On Aug. 5 and 6, members in Ghana gathered for a reunion and to commemorate the 10-year anniversary of the passing of early Church leader, Joseph W. “Billy” Johnson. The reunion was organized by the Johnson family and held near Twifo-Praso, reported the Church’s Africa Newsroom.
Their shared history includes much of the early history of the Church in Ghana. The first African Latter-day Saints in Ghana waited with patience and faith for the Church to be organized.
The restored gospel took root in Ghana as different groups obtained Church literature in the 1960s and felt the truthfulness of the message. Johnson gained a testimony of the Book of Mormon and began organizing congregations in 1964.
The pioneers were finally able to be baptized when two sets of missionaries — the Cannons and the Mabeys — entered Ghana in 1978. A building program began in 1979. Within a year, more than 400 people had been baptized, and branches were organized. The Africa West Mission was organized July 1, 1980, and the Ghana Accra Mission July 1, 1985.
In 1989–90, the government banned the activities of several religious organizations, including the Church. This period was known as “The Freeze.” But Ghanaian Saints continued to practice their faith in their homes and, after 1990, were able to share the gospel and build the Church again.
In February 1998, then-Church President Gordon B. Hinckley visited Accra and announced plans for a temple to be built in Ghana. Then-Elder Russell M. Nelson broke ground in 2001, and the Accra Ghana Temple was dedicated in 2004.
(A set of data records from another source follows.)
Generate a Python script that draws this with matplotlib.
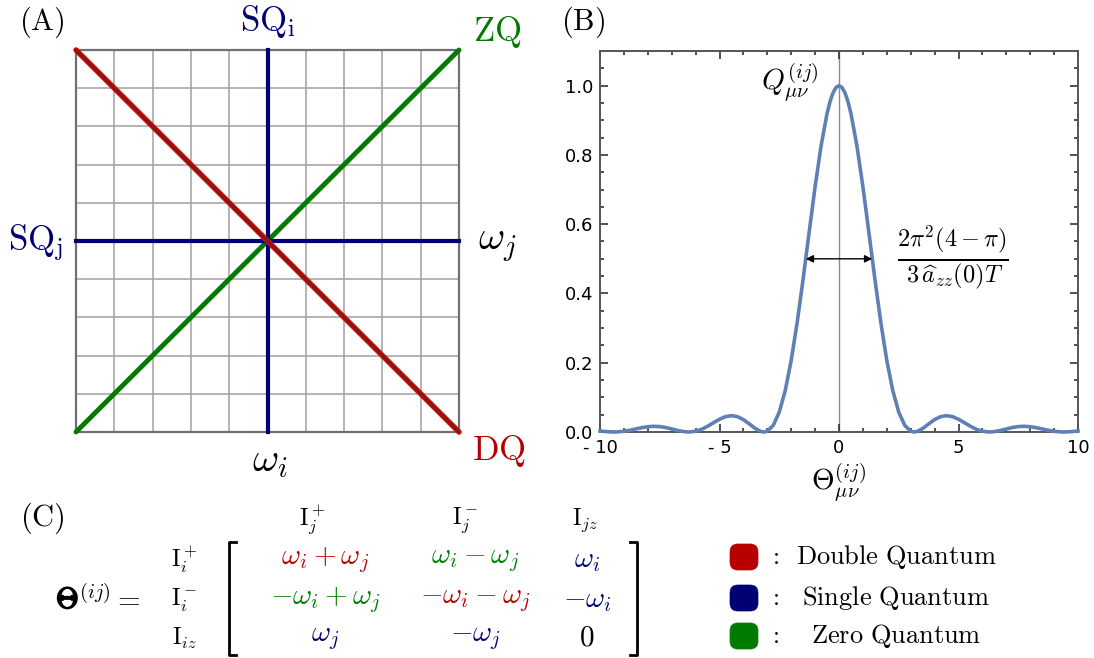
import numpy as np
import matplotlib
matplotlib.use('Agg')
import matplotlib.pyplot as plt
import matplotlib.patheffects as pe
from matplotlib.patches import FancyBboxPatch

plt.rcParams['mathtext.fontset'] = 'cm'
plt.rcParams['font.family'] = ['DejaVu Sans']

# panel B curve (right half, curve is symmetric)
theta_half = [0, 0.125, 0.25, 0.375, 0.5, 0.75, 1.0, 1.25, 1.5, 1.75, 2.0, 2.25, 2.5, 2.75,
              3.0, 3.14, 3.25, 3.5, 3.75, 4.0, 4.25, 4.5, 4.75, 5.0, 5.25, 5.5, 5.75, 6.0,
              6.28, 6.5, 6.75, 7.0, 7.25, 7.5, 7.75, 8.0, 8.25, 8.5, 8.75, 9.0, 9.25, 9.42,
              9.75, 10.0]
q_half = [1.0, 0.9948, 0.9793, 0.9540, 0.9194, 0.8261, 0.7081, 0.5764, 0.4422, 0.3162,
          0.2067, 0.1196, 0.0573, 0.0193, 0.0022, 0.0, 0.0011, 0.0100, 0.0232, 0.0358,
          0.0443, 0.0472, 0.0443, 0.0368, 0.0268, 0.0165, 0.0078, 0.0022, 0.0, 0.0011,
          0.0044, 0.0088, 0.0129, 0.0156, 0.0165, 0.0153, 0.0125, 0.0088, 0.0051, 0.0021,
          0.0004, 0.0, 0.0011, 0.0030]
fwhm_half = 1.39

x_ticks = [-10, -5, 0, 5, 10]
x_ticklabels = ['- 10', '- 5', '0', '5', '10']
y_ticks = [0.0, 0.2, 0.4, 0.6, 0.8, 1.0]

# panel C matrix
col_labels = [r'$\mathrm{I}_j^+$', r'$\mathrm{I}_j^-$', r'$\mathrm{I}_{jz}$']
row_labels = [r'$\mathrm{I}_i^+$', r'$\mathrm{I}_i^-$', r'$\mathrm{I}_{iz}$']
entries = [[r'$\omega_i+\omega_j$', r'$\omega_i-\omega_j$', r'$\omega_i$'],
           [r'$-\omega_i+\omega_j$', r'$-\omega_i-\omega_j$', r'$-\omega_i$'],
           [r'$\omega_j$', r'$-\omega_j$', r'$0$']]
legend_names = ['Double Quantum', 'Single Quantum', 'Zero Quantum']

red = '#b80000'
navy = '#000075'
green = '#007a00'
entry_colors = [[red, green, navy],
                [green, red, navy],
                [navy, navy, 'black']]
legend_colors = [red, navy, green]

W, H = 1094, 658
fig = plt.figure(figsize=(W / 100, H / 100), dpi=100)

# ---------------- panel A
ax_a = fig.add_axes([76 / W, 1 - 432 / H, 383 / W, 382 / H])
ax_a.set_xlim(-5, 5)
ax_a.set_ylim(-5, 5)
ax_a.set_xticks([])
ax_a.set_yticks([])
for g in range(-4, 5):
    ax_a.axvline(g, color='#a0a0a0', lw=1.1, zorder=1)
    ax_a.axhline(g, color='#a0a0a0', lw=1.1, zorder=1)
for sp in ax_a.spines.values():
    sp.set_color('#707070')
    sp.set_linewidth(1.6)
ax_a.plot([-5, 5], [-5, 5], color=green, lw=3.5, solid_capstyle='round', zorder=3, clip_on=False)
ax_a.plot([0, 0], [-5, 5], color=navy, lw=3, zorder=3, clip_on=False)
ax_a.plot([-5, 5], [0, 0], color=navy, lw=3, zorder=3, clip_on=False)
ax_a.plot([-5, 5], [5, -5], color='#d01010', lw=4, solid_capstyle='round', zorder=4, clip_on=False)
ax_a.plot([-5, 5], [5, -5], color='#8a1515', lw=2.2, solid_capstyle='round', zorder=5, clip_on=False)

# ---------------- panel B
ax_b = fig.add_axes([600 / W, 1 - 432 / H, 478 / W, 381 / H])
theta = [-t for t in theta_half[::-1]] + theta_half[1:]
q = q_half[::-1] + q_half[1:]
ax_b.axvline(0, color='#8a8a8a', lw=1.0, zorder=1)
ax_b.plot(theta, q, color='#5e81b5', lw=2.6, zorder=3, clip_on=False)
ax_b.set_xlim(-10, 10)
ax_b.set_ylim(0, 1.1)
ax_b.set_xticks(x_ticks)
ax_b.set_xticklabels(x_ticklabels)
ax_b.set_yticks(y_ticks)
ax_b.set_xticks(np.arange(-10, 11, 1), minor=True)
ax_b.set_yticks(np.arange(0, 1.1, 0.05), minor=True)
ax_b.tick_params(which='both', direction='in', top=True, right=True, color='#333333',
                 labelsize=13, width=1.2)
ax_b.tick_params(which='major', length=6, pad=5)
ax_b.tick_params(which='minor', length=3)
for sp in ax_b.spines.values():
    sp.set_color('#555555')
    sp.set_linewidth(1.4)
ax_b.annotate('', xy=(fwhm_half, 0.5), xytext=(-fwhm_half, 0.5),
              arrowprops=dict(arrowstyle='<|-|>', color='black', lw=1.0,
                              mutation_scale=11, shrinkA=0, shrinkB=0))
ax_b.set_xlabel(r'$\Theta_{\mu\nu}^{(ij)}$', fontsize=21, labelpad=3)

# ---------------- overlay for text and panel C (pixel coords)
ov = fig.add_axes([0, 0, 1, 1])
ov.set_xlim(0, W)
ov.set_ylim(H, 0)
ov.axis('off')
ov.patch.set_visible(False)

ov.text(42, 22, r'$\mathrm{(A)}$', fontsize=22, ha='center', va='center')
ov.text(583, 22, r'$\mathrm{(B)}$', fontsize=22, ha='center', va='center')
ov.text(42, 518, r'$\mathrm{(C)}$', fontsize=22, ha='center', va='center')

ov.text(268, 22, r'$\mathrm{SQ}_\mathrm{i}$', fontsize=25, color=navy, ha='center', va='center')
ov.text(497, 32, r'$\mathrm{ZQ}$', fontsize=25, color=green, ha='center', va='center')
ov.text(36, 243, r'$\mathrm{SQ}_\mathrm{j}$', fontsize=25, color=navy, ha='center', va='center')
ov.text(497, 245, r'$\omega_j$', fontsize=29, color='black', ha='center', va='center')
ov.text(270, 460, r'$\omega_i$', fontsize=29, color='black', ha='center', va='center')
ov.text(499, 451, r'$\mathrm{DQ}$', fontsize=25, color=red, ha='center', va='center')

ov.text(790, 82, r'$Q_{\mu\nu}^{(ij)}$', fontsize=21, ha='center', va='center')
ov.text(953, 258, r'$\frac{2\pi^2(4-\pi)}{3\,\widehat{a}_{zz}(0)T}$', fontsize=25,
        ha='center', va='center')

# matrix
ov.text(56, 608, r'$\Theta$', fontsize=21, ha='left', va='baseline',
        path_effects=[pe.withStroke(linewidth=1.2, foreground='black')])
ov.text(78, 608, r'${}^{(ij)}=$', fontsize=21, ha='left', va='baseline')
col_x = [312, 465, 585]
row_y = [560, 600, 638]
entry_x = [325, 475, 587]
for cx, lab in zip(col_x, col_labels):
    ov.text(cx, 520, lab, fontsize=17, ha='center', va='center')
for ry, lab in zip(row_y, row_labels):
    ov.text(184, ry, lab, fontsize=17, ha='center', va='center')
for r in range(3):
    for c in range(3):
        ov.text(entry_x[c], row_y[r], entries[r][c], fontsize=21,
                color=entry_colors[r][c], ha='center', va='center')
ov.plot([236, 229, 229, 236], [542, 542, 655, 655], color='black', lw=2)
ov.plot([630, 637, 637, 630], [542, 542, 655, 655], color='black', lw=2)

# legend
leg_y = [557, 598, 636]
for ly, col, name in zip(leg_y, legend_colors, legend_names):
    ov.add_patch(FancyBboxPatch((732, ly - 11), 24, 22,
                                boxstyle='round,pad=2,rounding_size=8',
                                facecolor=col, edgecolor=col, lw=0.5))
    ov.text(774, ly, r'$:$', fontsize=18, ha='center', va='center')
    ov.text(896, ly, r'$\mathrm{' + name.replace(' ', r'\ ') + '}$', fontsize=19,
            ha='center', va='center')

fig.savefig('out.png', dpi=100)
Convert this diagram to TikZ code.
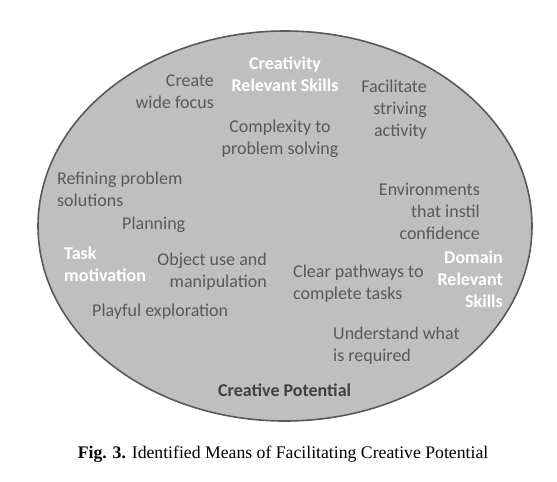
\documentclass[tikz,border=0pt]{standalone}
\usepackage{fontspec}
\usetikzlibrary{shapes.geometric}
\setmainfont{Carlito}
\newfontfamily\capfont{Liberation Serif}
\definecolor{ellfill}{HTML}{BFBFBF}
\definecolor{ellline}{HTML}{595959}
\definecolor{txtgray}{HTML}{595959}
\definecolor{txtdark}{HTML}{404040}
\begin{document}
\begin{tikzpicture}[x=1pt,y=-1pt,
  lbl/.style={inner sep=0pt, text=txtgray, font=\fontsize{18}{22}\selectfont},
  head/.style={inner sep=0pt, text=white, font=\fontsize{18}{22}\selectfont\bfseries},
  ]
\useasboundingbox[fill=white] (0,0) rectangle (557,482);
\node[ellipse, draw=ellline, line width=1.6pt, fill=ellfill, minimum width=494pt, minimum height=390pt, inner sep=0pt] (ell) at (285,226) {};
\node[head, align=center, anchor=base] (crs) at (285,91) {Creativity\\Relevant Skills};
\node[lbl, align=right, anchor=base east] (cwf) at (214,108) {Create\\wide focus};
\node[lbl, align=right, anchor=base east] (fsa) at (427,136) {Facilitate\\striving\\activity};
\node[lbl, align=center, anchor=base] (cps) at (280,154) {Complexity to\\problem solving};
\node[lbl, align=left, anchor=base west] (rps) at (57,206) {Refining problem\\solutions};
\node[lbl, anchor=base west] (pl) at (122,229) {Planning};
\node[lbl, align=right, anchor=base east] (env) at (480,239) {Environments\\that instil\\confidence};
\node[head, align=left, anchor=base west] (tm) at (64,281) {Task\\motivation};
\node[lbl, align=right, anchor=base east] (obj) at (267,287) {Object use and\\manipulation};
\node[lbl, align=left, anchor=base west] (clr) at (293,299) {Clear pathways to\\complete tasks};
\node[head, align=right, anchor=base east] (drs) at (503,307) {Domain\\Relevant\\Skills};
\node[lbl, anchor=base west] (pe) at (92,316) {Playful exploration};
\node[lbl, align=left, anchor=base west] (und) at (333,361) {Understand what\\is required};
\node[inner sep=0pt, text=txtdark, font=\fontsize{18}{22}\selectfont\bfseries, anchor=base west] (cp) at (218,396) {Creative Potential};
\node[inner sep=0pt, font=\capfont\fontsize{17.7}{20}\selectfont, anchor=base] (cap) at (283,458) {\textbf{Fig. 3.} Identified Means of Facilitating Creative Potential};
\end{tikzpicture}
\end{document}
Ghana now has 96,508 members on the records of the Church, according to the most recent statistics available on Church ofJesusChrist.org. That’s the second-most Church members of any African nation. Nigeria is first with 211,219 members at the close of 2021.
During the reunion of early members in August, many people expressed their gratitude and joy for the restored gospel, said the Newsroom report.
The gathering also strengthened Alex Duodo’s testimony.
“As one of the early people to serve a full-time mission on this land, I know that missionary work is indeed divine, The Church of Jesus Christ of Latter-Day Saints is true, and the leaders are truly called of God,” he said. “No unhallowed hand can stop the work from progressing.”